Charlie Hebdo : 10 ans après, que reste-t-il de l'esprit "Je suis Charlie" dans la classe politique ?

Il y a dix ans, le 7 janvier 2015, Charlie-Hebdo était décimé par un attentat qui suscita une vague d’émotion inédite et un cri de ralliement qui fit descendre dans la rue un pays uni : "Je suis Charlie".
Article rédigé par Renaud Dély
Radio France
Publié
Temps de lecture : 2min
Une peinture de l'artiste Christian Guemy, connu sous le nom de C215, en hommage aux membres du journal Charlie Hebdo qui ont été tués par des terroristes en janvier 2015. Photo prise le 7 janvier 2019 à Paris. (STEPHANE DE SAKUTIN / AFP)

Le 11 janvier, des millions de personnes défilaient derrière ce mot d’ordre synonyme de défense de la liberté d’expression, garante de toutes nos autres libertés, et donc de la démocratie. Les plus gros cortèges depuis la Libération. Des manifestants de tous horizons en hommage aux membres de la rédaction, Charb, Cabu, Wolinski, et les autres, assassinés pour des dessins, mais aussi aux policiers et aux Français juifs de l’Hypercacher, eux aussi victimes de la barbarie islamiste. Une émotion planétaire avec des dizaines de chefs d’Etat réunis à Paris. "L'esprit Charlie" semblait invincible, immortel, "increvable" pour reprendre le titre de l’hebdomadaire cette semaine.

Que reste-t-il de l'esprit Charlie ?

Il s’est en bonne partie "dilué", selon l’ancien président François Hollande. Le pays s’est fracturé de nouveau, morcelé, "archipellisé", selon l’analyse du politologue Jérôme Fourquet. Et toute une partie de la gauche a renié l’idéal laïque qu’elle avait engendré. En janvier 2015, Jean-Luc Mélenchon rendait un vibrant hommage à son ami Charb lors de ses obsèques : "Merci camarade ! Tu as été assassiné par nos plus anciens, nos plus constants, nos plus cruels ennemis, fanatiques religieux et crétins sanglants ! "
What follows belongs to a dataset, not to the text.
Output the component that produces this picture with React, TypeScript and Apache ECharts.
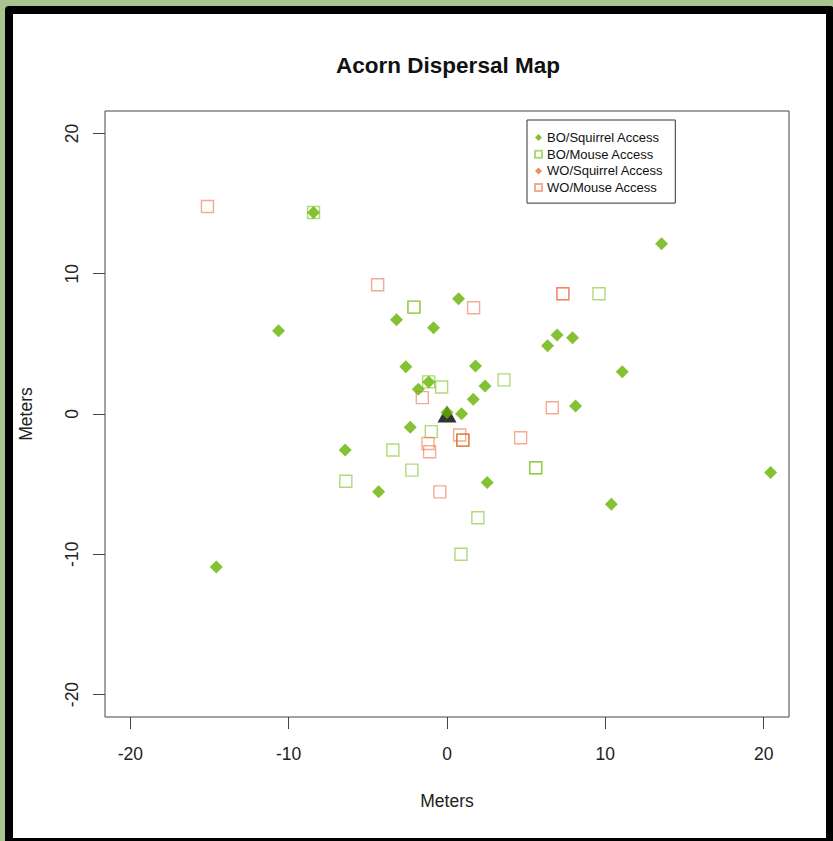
import React, { useEffect, useRef } from "react";
import * as echarts from "echarts";

const xTicks = [-20, -10, 0, 10, 20];
const yTicks = [-20, -10, 0, 10, 20];
const seriesNames = ["BO/Squirrel Access", "BO/Mouse Access", "WO/Squirrel Access", "WO/Mouse Access"];

const boSquirrel: [number, number][] = [
  [-8.43, 14.36], [-10.64, 5.93], [-3.19, 6.71], [-0.85, 6.14], [0.73, 8.21],
  [13.55, 12.14], [6.95, 5.64], [7.93, 5.43], [6.35, 4.86], [11.07, 3.02],
  [8.12, 0.57], [-2.6, 3.36], [1.8, 3.43], [2.4, 2.0], [1.66, 1.05],
  [-1.81, 1.76], [-1.16, 2.29], [0.0, 0.1], [0.92, 0.02], [-2.32, -0.95],
  [-6.43, -2.57], [-4.32, -5.55], [2.54, -4.88], [10.38, -6.43], [20.44, -4.17],
  [-14.57, -10.9],
];
const boMouse: [number, number][] = [
  [-8.43, 14.36], [-2.09, 7.62], [-2.09, 7.62], [9.6, 8.57], [3.6, 2.43],
  [-1.16, 2.29], [-0.34, 1.93], [-0.99, -1.26], [-3.42, -2.57], [-2.22, -4.0],
  [-6.39, -4.79], [5.6, -3.83], [5.6, -3.83], [1.95, -7.4], [0.88, -10.0],
  [1.0, -1.86],
];
const woSquirrel: [number, number][] = [];
const woMouse: [number, number][] = [
  [-15.13, 14.79], [-4.38, 9.21], [1.68, 7.57], [7.32, 8.57], [7.32, 8.57],
  [-1.56, 1.17], [6.65, 0.45], [4.65, -1.69], [0.8, -1.5], [1.0, -1.86],
  [1.0, -1.86], [-1.2, -2.1], [-1.1, -2.69], [-0.45, -5.55],
];
const originPoint: [number, number][] = [[0, 0]];

const FONT = "'Liberation Sans', Arial, Helvetica, sans-serif";

export default function App() {
  const ref = useRef<HTMLDivElement>(null);
  useEffect(() => {
    if (!ref.current) return;
    const chart = echarts.init(ref.current, null, { renderer: "svg" });
    chart.setOption({
      animation: false,
      backgroundColor: "transparent",
      title: {
        text: "Acorn Dispersal Map",
        left: 443,
        textAlign: "center",
        top: 49,
        textStyle: { fontFamily: FONT, fontSize: 22.5, fontWeight: "bold", color: "#111" },
      },
      grid: {
        left: 105,
        top: 111,
        width: 684,
        height: 606,
        show: true,
        borderColor: "#444",
        borderWidth: 1,
        backgroundColor: "transparent",
      },
      legend: {
        orient: "vertical",
        left: 527,
        top: 120,
        data: seriesNames,
        itemWidth: 7,
        itemHeight: 7,
        itemGap: 3.7,
        padding: [11, 12, 9, 7],
        borderColor: "#333",
        borderWidth: 1,
        textStyle: { fontFamily: FONT, fontSize: 13, color: "#111" },
      },
      xAxis: {
        type: "value",
        min: -21.6,
        max: 21.6,
        name: "Meters",
        nameLocation: "middle",
        nameGap: 75,
        nameTextStyle: { fontFamily: FONT, fontSize: 17.5, color: "#222" },
        axisLine: { show: false, onZero: false },
        axisTick: { show: true, length: 12, customValues: xTicks, lineStyle: { color: "#444" } },
        axisLabel: { customValues: xTicks, margin: 28, fontFamily: FONT, fontSize: 17.5, color: "#222" },
        splitLine: { show: false },
      },
      yAxis: {
        type: "value",
        min: -21.6,
        max: 21.6,
        name: "Meters",
        nameLocation: "middle",
        nameGap: 70,
        nameTextStyle: { fontFamily: FONT, fontSize: 17.5, color: "#222" },
        axisLine: { show: false, onZero: false },
        axisTick: { show: true, length: 12, customValues: yTicks, lineStyle: { color: "#444" } },
        axisLabel: { customValues: yTicks, rotate: 90, margin: 24, fontFamily: FONT, fontSize: 17.5, color: "#222" },
        splitLine: { show: false },
      },
      series: [
        {
          name: "origin",
          type: "scatter",
          data: originPoint,
          symbol: "triangle",
          symbolSize: [19, 17],
          itemStyle: { color: "#000" },
          z: 1,
        },
        {
          name: seriesNames[1],
          type: "scatter",
          data: boMouse,
          symbol: "rect",
          symbolSize: 12,
          itemStyle: { color: "transparent", borderColor: "#7cc21c", borderWidth: 1.4, opacity: 0.6 },
          z: 2,
        },
        {
          name: seriesNames[3],
          type: "scatter",
          data: woMouse,
          symbol: "rect",
          symbolSize: 12,
          itemStyle: { color: "transparent", borderColor: "#f0643a", borderWidth: 1.4, opacity: 0.55 },
          z: 3,
        },
        {
          name: seriesNames[2],
          type: "scatter",
          data: woSquirrel,
          symbol: "diamond",
          symbolSize: 13,
          itemStyle: { color: "#f07030" },
          z: 4,
        },
        {
          name: seriesNames[0],
          type: "scatter",
          data: boSquirrel,
          symbol: "diamond",
          symbolSize: 13,
          itemStyle: { color: "#66b300" },
          z: 5,
        },
      ],
    });
    return () => chart.dispose();
  }, []);

  return (
    <div style={{ position: "fixed", left: 0, top: 0, width: 833, height: 841, background: "#a9c48f", overflow: "hidden" }}>
      <div
        style={{
          position: "absolute",
          left: 5,
          top: 6,
          width: 829,
          height: 840,
          boxSizing: "border-box",
          border: "8px solid #000",
          borderRadius: 4,
          background: "#fff",
        }}
      />
      <div ref={ref} style={{ position: "absolute", left: 0, top: 0, width: 833, height: 841 }} />
    </div>
  );
}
Il faut réécouter ce si beau discours pour mesurer le chemin parcouru. À l’époque, l’Insoumis récusait "avec la plus grande force" disait-il, le terme d’"islamophobie" au nom du droit à critiquer toutes les religions, l’islam comme les autres. Dès l’automne 2019, il manifestait "contre l’islamophobie" derrière un collectif dissous après l’assassinat de Samuel Paty. Jadis "bouffeur de curés", l’étiquette des anticléricaux sous la IIIe République, Jean-Luc Mélenchon est désormais tout miel avec les imams et les Insoumis ont abandonné l’universalisme pour draguer l’électorat musulman, un communautarisme qui attise en retour l’hystérie identitaire qui fait le succès du Rassemblement national.

La société française résiste

L’ignorance et la peur gagnent du terrain, une bonne partie des jeunes générations peine à comprendre que la laïcité n’est pas un glaive hostile aux musulmans, mais un bouclier pour tous les citoyens. Plus de la moitié des enseignants admettent s’autocensurer dans leurs cours. Mais malgré les vagues d’attentats islamistes, le pays a tenu et il continue de refuser de se livrer, corps et âme, à l’extrême droite. Pas au nom du Père ou du fils, mais au nom du "Saint-Esprit Charlie".